You need to agree to share your contact information to access this model

This repository is publicly accessible, but you have to accept the conditions to access its files and content.

translategemma-4b-it-nb-nn

A fine-tuned Gemma 3 4B Instruct model for translating Norwegian Bokmål (nb) to Norwegian Nynorsk (nn) intended for deployment testing by the NB-ASR beta program.

Uploaded: 07-04-2026

The immediate purpose of this release is to support:

-reproducible beta evaluation,

-loading and inference validation in realistic environments,

-and packaging of a reviewed checkpoint for Hugging Face distribution.

Confidential beta release: this model card and the associated weights are intended for approved evaluators and collaborators. Treat the checkpoint as beta material rather than a public production release.

Model Description

This model was fine-tuned from google/gemma-3-4b-it on the NbAiLab/merged_npk_ndla_parallel_paragraphs dataset.

Intended Use

Primary use: Translating Norwegian Bokmål text to Norwegian Nynorsk
Language pair: nb → nn

Training Data

The model was trained on NbAiLab/merged_npk_ndla_parallel_paragraphs, a merged corpus of parallel Bokmål–Nynorsk paragraphs from NPK and NDLA.

Training Details

Parameter	Value
Base model	google/gemma-3-4b-it
Epochs	3
Global steps	46,728
Precision	bfloat16
Optimizer	AdamW (β1=0.9, β2=0.999, ε=1e-8)
Weight decay	—
Warmup ratio	0.1
Eval strategy	Every 2,000 steps
Dataloader workers	4
Train samples/sec	103.05
Train runtime	~8.1 hours

Evaluation Results

Evaluated on two test sets at the end of training (epoch 3):

NbAiLab Test Set (in-domain)

Metric	Score
BLEU	89.02
chrF	95.37
Loss	0.0750

Tatoeba nb→nn (out-of-domain)

Metric	Score
BLEU	72.20
chrF	85.68
Loss	0.4106

Usage

from transformers import AutoModelForCausalLM, AutoTokenizer

model_id = "NbAiLab/translategemma-4b-it-nb-nn"
tokenizer = AutoTokenizer.from_pretrained(model_id)
model = AutoModelForCausalLM.from_pretrained(model_id, torch_dtype="bfloat16", device_map="auto")

def translate_nb_to_nn(text: str) -> str:
    prompt = (
        "<start_of_turn>user\n"
        "You are a professional Norwegian (no) to Norwegian Nynorsk (nn) translator. "
        "Your goal is to accurately convey the meaning and nuances of the original Norwegian text while "
        "adhering to Norwegian Nynorsk grammar, vocabulary, and cultural sensitivities.
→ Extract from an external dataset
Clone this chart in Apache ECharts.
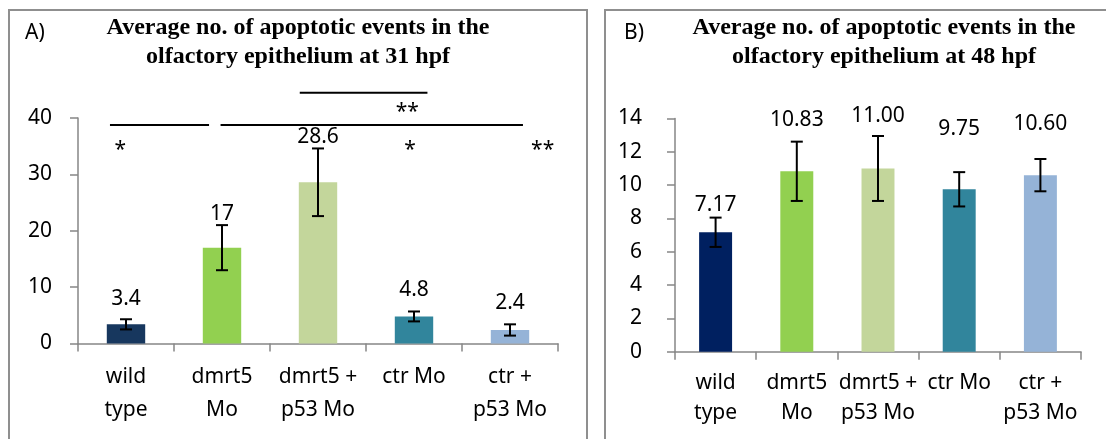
<!DOCTYPE html>
<html>
<head>
<meta charset="utf-8">
<script src="https://cdn.jsdelivr.net/npm/echarts@6.0.0/dist/echarts.min.js"></script>
<style>
  html, body { margin: 0; padding: 0; background: #fff; }
  #chart { width: 1106px; height: 439px; }
</style>
</head>
<body>
<div id="chart"></div>
<script>
  // categories shared by both panels
  var categories = ['wild\ntype', 'dmrt5\nMo', 'dmrt5 +\np53 Mo', 'ctr Mo', 'ctr +\np53 Mo'];

  // panel A, 31 hpf
  var meanA = [3.4, 17, 28.6, 4.8, 2.4];
  var errA = [0.9, 4.0, 6.0, 0.88, 1.0];
  var labelA = ['3.4', '17', '28.6', '4.8', '2.4'];

  // panel B, 48 hpf
  var meanB = [7.17, 10.83, 11.00, 9.75, 10.60];
  var errB = [0.88, 1.78, 1.95, 1.03, 0.97];
  var labelB = ['7.17', '10.83', '11.00', '9.75', '10.60'];

  // significance marks in panel A: x in category units (0..5), y in axis units
  var sigLines = [[0.333, 1.365, 38.74], [1.485, 4.635, 38.74], [2.31, 3.64, 44.47]];
  var sigStars = [[0.44, 34.3], [3.43, 41.0], [3.46, 34.3], [4.84, 34.3]];
  var sigText = ['*', '**', '*', '**'];

  var colorsA = ['#17375E', '#92D050', '#C3D69B', '#31859C', '#95B3D7'];
  var colorsB = ['#002060', '#92D050', '#C3D69B', '#31859C', '#95B3D7'];

  // label lift above bar (layout only)
  var liftA = [14, 23, 34, 15, 16];
  var liftB = [16, 40, 41, 49, 40];

  var FONT = 'Noto Sans';
  var AXIS = '#868686';

  function barData(means, labels, colors, lift) {
    return means.map(function (v, i) {
      return {
        value: v,
        itemStyle: { color: colors[i] },
        label: { formatter: labels[i], distance: lift[i] }
      };
    });
  }

  function errorSeries(xi, yi, means, errs) {
    return {
      type: 'custom',
      xAxisIndex: xi,
      yAxisIndex: yi,
      z: 5,
      silent: true,
      data: means.map(function (m, i) { return [i, m - errs[i], m + errs[i]]; }),
      encode: { x: 0, y: [1, 2] },
      renderItem: function (params, api) {
        var lo = api.coord([api.value(0), api.value(1)]);
        var hi = api.coord([api.value(0), api.value(2)]);
        var w = 6;
        var st = { stroke: '#000', lineWidth: 2 };
        return {
          type: 'group',
          children: [
            { type: 'line', shape: { x1: hi[0], y1: hi[1], x2: lo[0], y2: lo[1] }, style: st },
            { type: 'line', shape: { x1: hi[0] - w, y1: hi[1], x2: hi[0] + w, y2: hi[1] }, style: st },
            { type: 'line', shape: { x1: lo[0] - w, y1: lo[1], x2: lo[0] + w, y2: lo[1] }, style: st }
          ]
        };
      }
    };
  }

  function catAxis(grid, lineH, margin) {
    return {
      type: 'category',
      gridIndex: grid,
      data: categories,
      axisLine: { show: true, lineStyle: { color: AXIS, width: 1.5 } },
      axisTick: { show: true, length: 8, lineStyle: { color: AXIS, width: 1.5 } },
      axisLabel: {
        interval: 0, color: '#000', fontFamily: FONT, fontSize: 21,
        lineHeight: lineH, margin: margin, verticalAlign: 'top'
      },
      splitLine: { show: false }
    };
  }

  function valAxis(grid, max, step, margin) {
    return {
      type: 'value',
      gridIndex: grid,
      min: 0, max: max, interval: step,
      axisLine: { show: true, lineStyle: { color: AXIS, width: 1.5 } },
      axisTick: { show: true, length: 8, lineStyle: { color: AXIS, width: 1.5 } },
      axisLabel: { color: '#000', fontFamily: FONT, fontSize: 21, margin: margin },
      splitLine: { show: false }
    };
  }

  var titleStyle = {
    fontFamily: 'Liberation Serif', fontWeight: 'bold', fontSize: 24,
    lineHeight: 29, color: '#000'
  };
  var tagStyle = { fontFamily: FONT, fontWeight: 'normal', fontSize: 21, color: '#000' };

  var chart = echarts.init(document.getElementById('chart'), null, { renderer: 'canvas' });

  var option = {
    backgroundColor: '#fff',
    animation: false,
    title: [
      { text: 'Average no. of apoptotic events in the\nolfactory epithelium at 31 hpf',
        left: 298, top: 13.5, padding: 0, textAlign: 'center', textStyle: titleStyle },
      { text: 'Average no. of apoptotic events in the\nolfactory epithelium at 48 hpf',
        left: 884, top: 13.5, padding: 0, textAlign: 'center', textStyle: titleStyle },
      { text: 'A)', left: 25, top: 23, padding: 0, textStyle: tagStyle },
      { text: 'B)', left: 624, top: 23, padding: 0, textStyle: tagStyle }
    ],
    graphic: [
      { type: 'rect', shape: { x: 9, y: 10, width: 578, height: 520 },
        style: { fill: 'none', stroke: '#8f8f8f', lineWidth: 2 }, z: 0 },
      { type: 'rect', shape: { x: 605, y: 10, width: 560, height: 520 },
        style: { fill: 'none', stroke: '#8f8f8f', lineWidth: 2 }, z: 0 }
    ],
    grid: [
      { left: 78, top: 118, width: 480, height: 225.5 },
      { left: 675, top: 118.5, width: 406, height: 233.2 }
    ],
    xAxis: [
      catAxis(0, 33, 17),
      catAxis(1, 30, 16),
      { type: 'value', gridIndex: 0, min: 0, max: 5, show: false }
    ],
    yAxis: [
      valAxis(0, 40, 10, 26),
      valAxis(1, 14, 2, 33)
    ],
    series: [
      {
        type: 'bar', xAxisIndex: 0, yAxisIndex: 0, barWidth: '40%',
        data: barData(meanA, labelA, colorsA, liftA),
        label: { show: true, position: 'top', color: '#000', fontFamily: FONT, fontSize: 21, lineHeight: 22 }
      },
      {
        type: 'bar', xAxisIndex: 1, yAxisIndex: 1, barWidth: '40.6%',
        data: barData(meanB, labelB, colorsB, liftB),
        label: { show: true, position: 'top', color: '#000', fontFamily: FONT, fontSize: 21, lineHeight: 22 }
      },
      errorSeries(0, 0, meanA, errA),
      errorSeries(1, 1, meanB, errB),
      {
        type: 'custom', xAxisIndex: 2, yAxisIndex: 0, silent: true,
        data: sigLines,
        encode: { x: [0, 1], y: 2 },
        renderItem: function (params, api) {
          var a = api.coord([api.value(0), api.value(2)]);
          var b = api.coord([api.value(1), api.value(2)]);
          return { type: 'line', shape: { x1: a[0], y1: a[1], x2: b[0], y2: b[1] },
                   style: { stroke: '#000', lineWidth: 2 } };
        }
      },
      {
        type: 'custom', xAxisIndex: 2, yAxisIndex: 0, silent: true,
        data: sigStars,
        encode: { x: 0, y: 1 },
        renderItem: function (params, api) {
          var p = api.coord([api.value(0), api.value(1)]);
          return { type: 'text', x: p[0], y: p[1],
                   style: { text: sigText[params.dataIndex], fill: '#000', fontFamily: FONT,
                            fontSize: 21, align: 'center', verticalAlign: 'middle' } };
        }
      }
    ]
  };

  chart.setOption(option);
  window.addEventListener('resize', function () { chart.resize(); });
</script>
</body>
</html>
Produce only the "
        "Norwegian Nynorsk translation, without any additional explanations or commentary. Please translate "
        "the following Norwegian text into Norwegian Nynorsk:\n\n\n"
        f"{text}<end_of_turn>\n"
        "<start_of_turn>model\n"
    )
    inputs = tokenizer(prompt, return_tensors="pt").to(model.device)
    outputs = model.generate(**inputs, max_new_tokens=512)
    # Decode only the newly generated tokens (skip the prompt)
    generated = outputs[0][inputs["input_ids"].shape[-1]:]
    return tokenizer.decode(generated, skip_special_tokens=True).strip()

text = "Dette er en setning på bokmål som skal oversettes til nynorsk."
print(translate_nb_to_nn(text))